The BIG Picture: The healthcare reform debate makes you want to yell

John O'Connor, Editorial Director
John O'Connor, Editorial Director
The dog days of summer have a nasty bite this year.

The natives appear to be more than restless. Quite a few are flat-out angry. The healthcare system they've come to know and distrust is about to be changed. And they don't like it.

Look, I'm not saying the Democratic plan to reform the system is perfect. Far from it. And it must be noted that it's not being sold honestly. First we heard that the proposal would pay for itself. Then the Congressional Budget Office countered that the claim was off by about $1 trillion over 10 years. We've also heard the president say that AARP supports the plan. Well, actually, it doesn't.

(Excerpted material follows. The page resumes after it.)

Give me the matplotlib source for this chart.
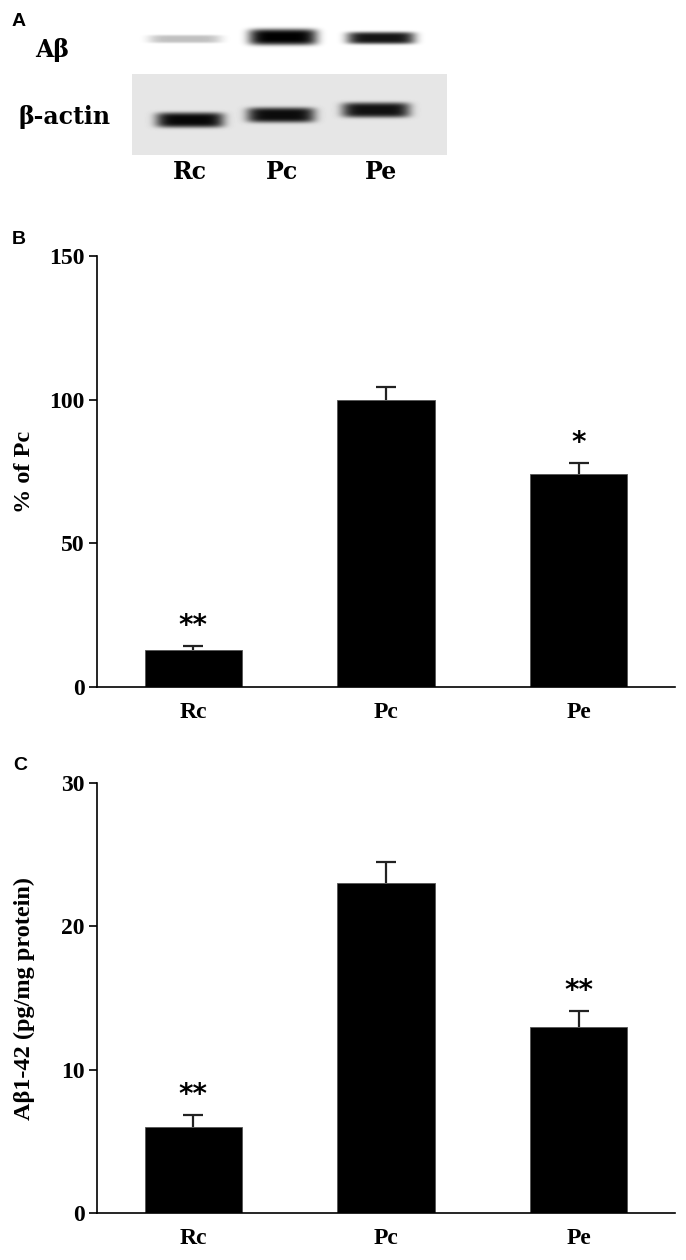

Perhaps most problematic from the White House has been the repeated assertion that Medicare benefits will not be compromised. This is from the same people claiming that billions and billions of dollars will be painlessly removed from SNF payments over 10 years by finding inefficiencies?

The last time Congress passed a law intended to trim wasteful Medicare spending was in 1997. In the wake of that fiasco, payments for rehab therapy essentially disappeared. In less than five years, more than 1,000 nursing homes were seeking protection from creditors. This begs the question: How can services not be cut if there's no place to get them?

Yet we're being told that the planned savings will all be the result of eliminating inefficient practices? Hmm.

But if the Democrats have blood on their hands, so too do many Republicans. Especially the assorted nut jobs who are not going to let the facts get in the way of a chance to make some political hay. The initial anti-healthcare sentiment could at least be justified on ideological grounds. Many within the GOP legitimately felt that our nation was moving dangerously close to socialized medicine. But now that this argument has failed to produce the desired effect, stronger medicine is being used to rally the hate mongers.

It's pretty frightening to hear a person who was nearly elected vice president of the United States make up outright lies. Yet we recently were treated to a Facebook entry from Sarah Palin promising “death panels” if reform is enacted.

While such twisted rhetoric has a high entertainment value, it tends to mask a deeper problem.

Simply put, our healthcare system is on an unsustainable path. We can take steps now to fix things, or deal later with the inevitable train wreck that's coming our way.